Monitor the Right Metric: Choose a metric that aligns with your goal (e.g., val_loss for regression, val_accuracy for classification).
Set Appropriate Patience: Balance patience values to avoid premature stopping or excessive training.
Use Verbose Output: Enable verbose=1 for callbacks to get clear feedback during training.
Organize Logs: For TensorBoard or ModelCheckpoint, use timestamped directories to avoid overwriting logs or models.
Test Custom Callbacks: Thoroughly test custom callbacks to ensure they don’t introduce errors in the training loop.

For performance optimization techniques related to callbacks, see the internal resource on Performance Tuning.

Advanced Applications of Callbacks

Callbacks can be used in advanced scenarios, such as:

Custom Metrics Tracking: Log domain-specific metrics, like F1-score, during training.
Dynamic Model Modification: Adjust model architecture (e.g., add layers) based on training progress.
Integration with MLOps: Send training updates to external monitoring systems for production pipelines.

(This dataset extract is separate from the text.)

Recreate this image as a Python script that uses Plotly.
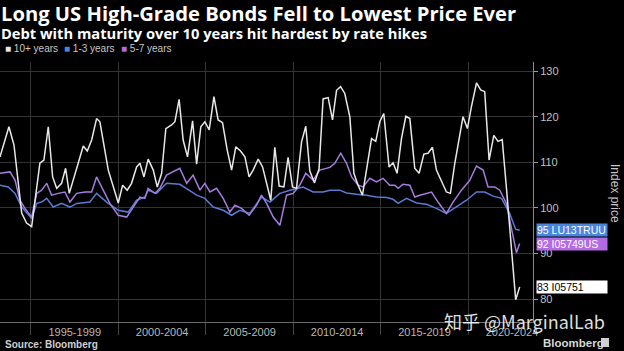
import plotly.graph_objects as go

# ---- data (decimal years, index price) ----
long_x = [1993.23, 1993.74, 1994.03, 1994.47, 1994.75, 1995.04, 1995.51, 1995.74, 1995.99, 1996.24,
          1996.47, 1996.75, 1996.98, 1997.19, 1997.70, 1997.99, 1998.22, 1998.47, 1998.75, 1998.94,
          1999.42, 1999.80, 1999.99, 2000.24, 2000.50, 2000.75, 2001.04, 2001.23, 2001.46, 2001.70,
          2001.99, 2002.22, 2002.47, 2002.71, 2003.04, 2003.23, 2003.47, 2003.70, 2003.95, 2004.24,
          2004.47, 2004.71, 2004.94, 2005.19, 2005.46, 2005.70, 2005.95, 2006.22, 2006.47, 2006.71,
          2006.98, 2007.23, 2007.47, 2007.70, 2007.99, 2008.24, 2008.47, 2008.71, 2008.94, 2009.19,
          2009.46, 2009.70, 2009.95, 2010.18, 2010.47, 2010.71, 2010.94, 2011.21, 2011.47, 2011.70,
          2011.99, 2012.24, 2012.47, 2012.70, 2012.94, 2013.23, 2013.46, 2013.70, 2013.95, 2014.22,
          2014.47, 2014.71, 2014.94, 2015.17, 2015.47, 2015.70, 2015.93, 2016.18, 2016.43, 2016.66,
          2016.94, 2017.19, 2017.46, 2017.70, 2017.95, 2018.18, 2018.47, 2018.75, 2018.98, 2019.23,
          2019.70, 2019.95, 2020.18, 2020.47, 2020.71, 2020.94, 2021.19, 2021.46, 2021.70, 2021.94,
          2022.19, 2022.44, 2022.71, 2022.94]
long_y = [111.2, 117.8, 113.8, 98.9, 96.7, 95.9, 109.8, 110.5, 117.8, 106.8,
          104.3, 105.4, 108.7, 103.2, 109.8, 113.6, 112.5, 114.9, 119.6, 118.9,
          108.3, 103.2, 101.1, 105.0, 103.9, 105.4, 109.0, 109.8, 106.8, 110.7,
          108.3, 104.6, 107.6, 117.4, 118.2, 118.9, 123.8, 114.9, 111.2, 119.1,
          109.6, 117.8, 118.9, 117.1, 124.4, 119.3, 118.7, 112.7, 108.3, 113.4,
          112.5, 111.2, 106.8, 108.3, 110.7, 109.0, 105.4, 101.7, 113.3, 104.8,
          104.6, 111.1, 104.6, 104.3, 114.5, 117.9, 108.1, 105.5, 108.6, 123.9,
          124.2, 119.3, 125.8, 126.6, 125.1, 120.0, 107.6, 105.0, 102.8, 109.0,
          115.2, 114.6, 118.9, 120.7, 109.0, 109.9, 107.6, 115.2, 120.1, 119.6,
          108.7, 107.6, 111.8, 112.0, 113.3, 108.3, 105.7, 103.5, 103.2, 109.8,
          120.0, 117.4, 122.2, 127.4, 125.9, 125.5, 110.5, 115.9, 114.6, 115.0,
          104.0, 92.0, 79.9, 82.7]

short_x = [1993.23, 1993.70, 1994.09, 1994.47, 1995.04, 1995.33, 1995.61, 1995.90, 1996.27, 1996.75,
           1997.23, 1997.61, 1998.37, 1998.75, 1999.33, 1999.99, 2000.56, 2001.04, 2001.51, 2001.70,
           2002.18, 2002.75, 2003.51, 2003.90, 2004.47, 2004.94, 2005.42, 2005.99, 2006.47, 2006.94,
           2007.51, 2008.18, 2008.66, 2009.23, 2009.80, 2010.56, 2011.13, 2011.70, 2012.09, 2012.66,
           2013.04, 2013.61, 2014.18, 2014.75, 2015.33, 2015.70, 2015.99, 2016.47, 2017.04, 2017.61,
           2018.18, 2018.75, 2019.33, 2019.90, 2020.47, 2020.94, 2021.42, 2021.90, 2022.37, 2022.71,
           2022.94]
short_y = [105.0, 104.6, 103.2, 100.2, 97.7, 101.0, 101.3, 102.1, 100.2, 101.0,
           100.2, 101.0, 101.3, 103.2, 101.3, 99.5, 99.1, 101.7, 102.4, 103.9,
           103.2, 105.4, 105.2, 104.3, 102.8, 102.1, 100.2, 99.5, 98.4, 99.5,
           98.8, 102.4, 101.3, 103.2, 103.9, 104.6, 103.5, 103.5, 103.9, 103.9,
           103.3, 103.0, 102.8, 102.4, 102.3, 101.9, 101.0, 102.1, 101.1, 100.8,
           99.9, 98.8, 100.2, 101.7, 103.5, 103.5, 102.6, 102.1, 98.8, 95.3,
           95.1]

mid_x = [1993.23, 1993.80, 1994.09, 1994.37, 1994.66, 1995.04, 1995.33, 1995.61, 1995.90, 1996.18,
         1996.56, 1996.94, 1997.23, 1997.61, 1998.09, 1998.47, 1998.75, 1999.13, 1999.51, 1999.99,
         2000.47, 2000.85, 2001.23, 2001.51, 2001.70, 2002.09, 2002.37, 2002.75, 2003.13, 2003.51,
         2003.90, 2004.27, 2004.66, 2004.94, 2005.23, 2005.61, 2005.99, 2006.37, 2006.66, 2007.04,
         2007.47, 2007.90, 2008.18, 2008.47, 2008.85, 2009.23, 2009.61, 2009.99, 2010.37, 2010.71,
         2011.13, 2011.51, 2012.09, 2012.37, 2012.71, 2013.04, 2013.33, 2013.70, 2013.99, 2014.37,
         2014.75, 2015.13, 2015.51, 2015.80, 2015.99, 2016.27, 2016.66, 2016.94, 2017.23, 2017.61,
         2017.90, 2018.27, 2018.75, 2019.13, 2019.61, 2020.09, 2020.47, 2020.85, 2021.13, 2021.51,
         2021.80, 2022.18, 2022.47, 2022.75, 2022.94]
mid_y = [107.6, 107.9, 106.1, 101.7, 99.9, 98.0, 103.2, 103.9, 105.4, 102.8,
         103.2, 103.5, 101.3, 103.2, 103.5, 103.5, 106.8, 103.9, 101.0, 98.4,
         98.0, 100.2, 102.4, 102.1, 104.3, 103.2, 104.3, 107.2, 107.9, 108.7,
         105.4, 107.2, 103.9, 105.4, 103.5, 104.3, 102.1, 99.1, 100.6, 99.9,
         98.4, 100.6, 102.8, 101.0, 98.0, 96.2, 102.8, 103.2, 105.0, 107.6,
         106.1, 108.3, 108.9, 109.8, 112.0, 109.8, 106.8, 105.0, 104.6, 106.5,
         105.7, 106.5, 105.0, 105.0, 104.3, 105.2, 105.0, 102.4, 102.8, 103.2,
         103.5, 101.3, 98.8, 101.3, 103.9, 106.1, 109.2, 108.3, 104.6, 104.6,
         103.9, 101.0, 95.1, 90.2, 92.2]

series_names = ["10+ years", "1-3 years", "5-7 years"]
tickers = ["I05751", "LU13TRUU", "I05749US"]
period_labels = ["1995-1999", "2000-2004", "2005-2009", "2010-2014", "2015-2019", "2020-2024"]
period_mid = [1997.5, 2002.5, 2007.5, 2012.5, 2017.5, 2022.5]
period_edges = [1995, 2000, 2005, 2010, 2015, 2020]
y_ticks = [80, 90, 100, 110, 120, 130]

WHITE = "#e8e8e8"
BLUE = "#5a7bd3"
PURPLE = "#a57ddf"
BLUE_BOX = "#4a86de"
PURPLE_BOX = "#b36ae3"

X_RANGE = [1993.23, 2023.7]
Y_RANGE = [75, 132]

W, H = 624, 351
ML, MR, MT, MB = 0, 91, 62, 29
PW, PH = W - ML - MR, H - MT - MB


def px(x):
    return (x - ML) / PW


def py(y):
    return (H - MB - y) / PH


fig = go.Figure()
fig.add_trace(go.Scatter(x=short_x, y=short_y, mode="lines", line=dict(color=BLUE, width=1.5),
                         name=series_names[1], showlegend=False))
fig.add_trace(go.Scatter(x=mid_x, y=mid_y, mode="lines", line=dict(color=PURPLE, width=1.5),
                         name=series_names[2], showlegend=False))
fig.add_trace(go.Scatter(x=long_x, y=long_y, mode="lines", line=dict(color=WHITE, width=1.5),
                         name=series_names[0], showlegend=False))

fig.update_layout(
    width=W, height=H,
    margin=dict(l=ML, r=MR, t=MT, b=MB),
    paper_bgcolor="black", plot_bgcolor="black",
    font=dict(family="Liberation Sans, Arial, sans-serif", color="#cccccc"),
    xaxis=dict(
        range=X_RANGE, showgrid=False, zeroline=False,
        tickmode="array", tickvals=period_mid, ticktext=period_labels,
        ticks="", tickfont=dict(size=11, color="#b8b8b8"),
        showline=True, linecolor="#6a6a6a", linewidth=1,
        minor=dict(tickmode="array", tickvals=period_edges, ticks="outside", ticklen=12,
                   tickcolor="#444444", showgrid=True, gridcolor="#353535", gridwidth=1),
    ),
    yaxis=dict(
        range=Y_RANGE, side="right", zeroline=False,
        tickmode="array", tickvals=y_ticks,
        showgrid=True, gridcolor="#333333", gridwidth=1,
        ticks="outside", ticklen=4, tickcolor="#999999",
        tickfont=dict(size=11, color="#c0c0c0"),
        showline=True, linecolor="#8a8a8a", linewidth=1,
    ),
)

TF = "Open Sans, Liberation Sans, Arial, sans-serif"
ann = []
ann.append(dict(text="<b>Long US High-Grade Bonds Fell to Lowest Price Ever</b>", xref="paper", yref="paper",
                x=px(-1), y=py(13), xanchor="left", yanchor="middle", showarrow=False,
                font=dict(family=TF, size=20.2, color="white")))
ann.append(dict(text="<b>Debt with maturity over 10 years hit hardest by rate hikes</b>", xref="paper", yref="paper",
                x=px(-1), y=py(33), xanchor="left", yanchor="middle", showarrow=False,
                font=dict(family=TF, size=14.7, color="white")))
legend_items = [(series_names[0], WHITE, 3), (series_names[1], BLUE_BOX, 62), (series_names[2], PURPLE_BOX, 119)]
for name, col, lx in legend_items:
    ann.append(dict(text=f"<span style='color:{col}'>■</span> {name}", xref="paper", yref="paper",
                    x=px(lx), y=py(48.5), xanchor="left", yanchor="middle",
                    showarrow=False, font=dict(size=10, color="#c8c8c8")))
ann.append(dict(text="Index price", xref="paper", yref="paper", x=px(615), y=py(193),
                xanchor="center", yanchor="middle", textangle=90, showarrow=False,
                font=dict(size=12, color="#c8c8c8")))
ends = [(short_y[-1], tickers[1], BLUE_BOX, "white"),
        (mid_y[-1], tickers[2], PURPLE_BOX, "white"),
        (long_y[-1], tickers[0], "white", "black")]
for val, tk, bg, fc in ends:
    ann.append(dict(text=f"{round(val)} {tk}", xref="paper", yref="y", x=px(536), y=val, xanchor="left",
                    yanchor="middle", showarrow=False, bgcolor=bg, borderpad=0,
                    width=70, height=12, align="left", font=dict(size=10.5, color=fc)))
ann.append(dict(text="<b>Source: Bloomberg</b>", xref="paper", yref="paper", x=px(3), y=py(344),
                xanchor="left", yanchor="middle", showarrow=False,
                font=dict(size=10, color="#d0d0d0")))
ann.append(dict(text="<b>Bloomberg</b>", xref="paper", yref="paper", x=px(541), y=py(343),
                xanchor="left", yanchor="middle", showarrow=False,
                font=dict(size=11.5, color="#d8d8d8")))
ann.append(dict(text="知乎 @MarginalLab", xref="paper", yref="paper", x=px(442), y=py(321),
                xanchor="left", yanchor="middle", showarrow=False,
                font=dict(family="Noto Sans CJK SC", size=18, color="rgba(255,255,255,0.88)")))
fig.update_layout(annotations=ann)

shapes = []
for val, tk, bg, fc in ends:
    shapes.append(dict(type="path", xref="x", yref="y", xsizemode="pixel", ysizemode="pixel",
                       xanchor=X_RANGE[1], yanchor=val, path="M 0,0 L 4,-6 L 4,6 Z",
                       fillcolor=bg, line=dict(width=0)))
shapes.append(dict(type="rect", xref="paper", yref="paper",
                   x0=px(601), x1=px(609), y0=py(347), y1=py(338), fillcolor="#cfcfcf",
                   line=dict(width=0)))
fig.update_layout(shapes=shapes)

fig.write_html("out.html")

For production-level deployment, explore the internal resource on TensorFlow in Production.

Conclusion

Keras callbacks in TensorFlow are indispensable for creating efficient, flexible, and robust training pipelines. From saving the best model with ModelCheckpoint to visualizing training with TensorBoard, callbacks empower you to fine-tune the training process with precision. By combining built-in callbacks and creating custom ones, you can address a wide range of use cases, from simple experiments to complex production systems. Experiment with the examples provided, explore the linked resources, and integrate callbacks into your TensorFlow projects to unlock their full potential.